Stones of bitterness.

I secretly tend toward bitterness. And I’ve come to realize that it’s actually born of unforgiveness. I hate admitting this out loud because forgiveness feels like the most elementary of basic faith practices. We teach it to our kids as toddlers. It feels like something I should check off the list of mastery by now. Yet here I am, fighting bitterness, much more often than I’d like to admit. I mean multiple times a day.

When I react defensively, bitterness.
When I assume the worst about people, bitterness.
When I complain and criticize, bitterness.
When I avoid people and feelings, bitterness.
When I hunker down in isolation, bitterness.
When I want justice more than forgiveness, bitterness.

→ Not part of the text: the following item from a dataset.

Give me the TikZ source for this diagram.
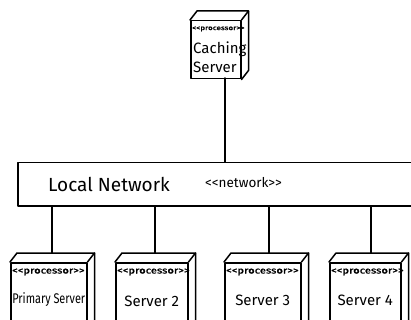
\documentclass[tikz,border=0pt]{standalone}
\usepackage{fontspec}
\setmainfont{Fira Sans}
\newfontfamily\tagfont{Fira Sans}[FakeStretch=1.25, FakeBold=1.5]
\newfontfamily\narrowfont{Fira Sans}[FakeStretch=0.78]
\usetikzlibrary{calc}

% guillemet-style stereotype text, kept as two separate angle brackets
\newcommand{\stereo}[1]{<\kern0pt<#1>\kern0pt>}

% top and side faces of a 3D processor block, drawn off its front face node
\newcommand{\blockfaces}[1]{%
  \draw[ink] (#1.north west) -- ++(7,-9) -- ($(#1.north east)+(7,-9)$) -- (#1.north east);
  \draw[ink] ($(#1.north east)+(7,-9)$) -- ($(#1.south east)+(7,-9)$) -- (#1.south east);
}

\begin{document}
\begin{tikzpicture}[x=1pt,y=-1pt,
  ink/.style={line width=1.5pt, line join=round, line cap=round},
  front/.style={ink, draw, rectangle, inner sep=0pt, anchor=north west},
  tag/.style={font=\tagfont\fontsize{9}{10}\selectfont, anchor=west, inner sep=0pt},
  cname/.style={font=\fontsize{15}{17}\selectfont, anchor=west, inner sep=0pt},
  sname/.style={font=\fontsize{15}{17}\selectfont, inner sep=0pt},
  wire/.style={ink}]
\useasboundingbox (0,0) rectangle (411,320);
\clip (0,0) rectangle (411,320);

% caching server
\node[front, minimum width=50pt, minimum height=58pt] (cache) at (190,20) {};
\blockfaces{cache}
\node[tag, font=\tagfont\fontsize{6.5}{8}\selectfont] (cache-tag) at ($(cache.north west)+(2,9)$) {\stereo{processor}};
\node[cname] (cache-l1) at ($(cache.north west)+(3,29)$) {Caching};
\node[cname] (cache-l2) at ($(cache.north west)+(3,47)$) {Server};

% local network bar
\node[ink, draw, rectangle, anchor=north west, minimum width=400pt, minimum height=43pt, inner sep=0pt] (net) at (17,162) {};
\node[font=\fontsize{19}{21}\selectfont, anchor=west, inner sep=0pt] (net-name) at (48,184) {Local Network};
\node[font=\fontsize{13.5}{15}\selectfont, anchor=west, inner sep=0pt] (net-tag) at (205,183) {\stereo{network}};

% processors on the network
\node[front, minimum width=76pt, minimum height=70pt] (p1) at (10,262) {};
\node[front, minimum width=72pt, minimum height=70pt] (p2) at (115,262) {};
\node[front, minimum width=76pt, minimum height=70pt] (p3) at (224,262) {};
\node[front, minimum width=71pt, minimum height=70pt] (p4) at (329,262) {};
\blockfaces{p1}
\blockfaces{p2}
\blockfaces{p3}
\blockfaces{p4}

\foreach \p in {p1,p2,p3,p4}{
  \node[tag] (\p-tag) at ($(\p.north west)+(2,10)$) {\stereo{processor}};
}
\node[sname, font=\narrowfont\fontsize{14}{16}\selectfont] (p1-name) at ($(p1.north)+(0,38)$) {Primary Server};
\node[sname] (p2-name) at ($(p2.north)+(0,39)$) {Server 2};
\node[sname] (p3-name) at ($(p3.north)+(0,38)$) {Server 3};
\node[sname] (p4-name) at ($(p4.north)+(0,38)$) {Server 4};

% connectors
\coordinate (cache-foot) at (225,78);
\draw[wire] (cache-foot) -- (cache-foot |- net.north);
\coordinate (p1-top) at (52,253);
\coordinate (p2-top) at (155,253);
\coordinate (p3-top) at (269,253);
\coordinate (p4-top) at (371,253);
\foreach \p in {p1,p2,p3,p4}{
  \draw[wire] (\p-top |- net.south) -- (\p-top);
}
\end{tikzpicture}
\end{document}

It’s easier to villainize people who cut me deeply than it is to admit how carrying around the hurt from their wounds is changing me at the deepest level.

In yesterday’s Easter message, my Pastor Naeem Fazal asked what stones of unforgiveness we were carrying around. I thought about everyone else sitting in that room and the people they needed to forgive - until he put his stone in his pocket and said “I’m fine! I’m not holding anything!” and felt the weight of my own hypocritical pockets.

While God has helped me shrink a lot of hurt, a pocketful of pebbles can still weigh you down.

He challenged us to face the stones of unforgiveness we’re carrying so they don’t become doors that lock us in our own graves.

This is not the person I want to be, even secretly. A bitter person is the complete opposite of who I know God created me to be. So while Naeem directed us to roll our stones away and leave them behind, I’m keeping mine.

Because I still see names all over it. Because I need the visual reminder every day that I can either carry around the weight of people who hurt me and let it turn me into someone weighed down by bitterness or I can daily roll it away to let Jesus enter in and save me.

You are forgiven, friend. Of everything you’ve done, are doing and will do in the future.

P.S. I just told God, admitting this publicly hurts. But He said it will hurt more if I don’t. Gah, there’s nothing like tears with your morning coffee.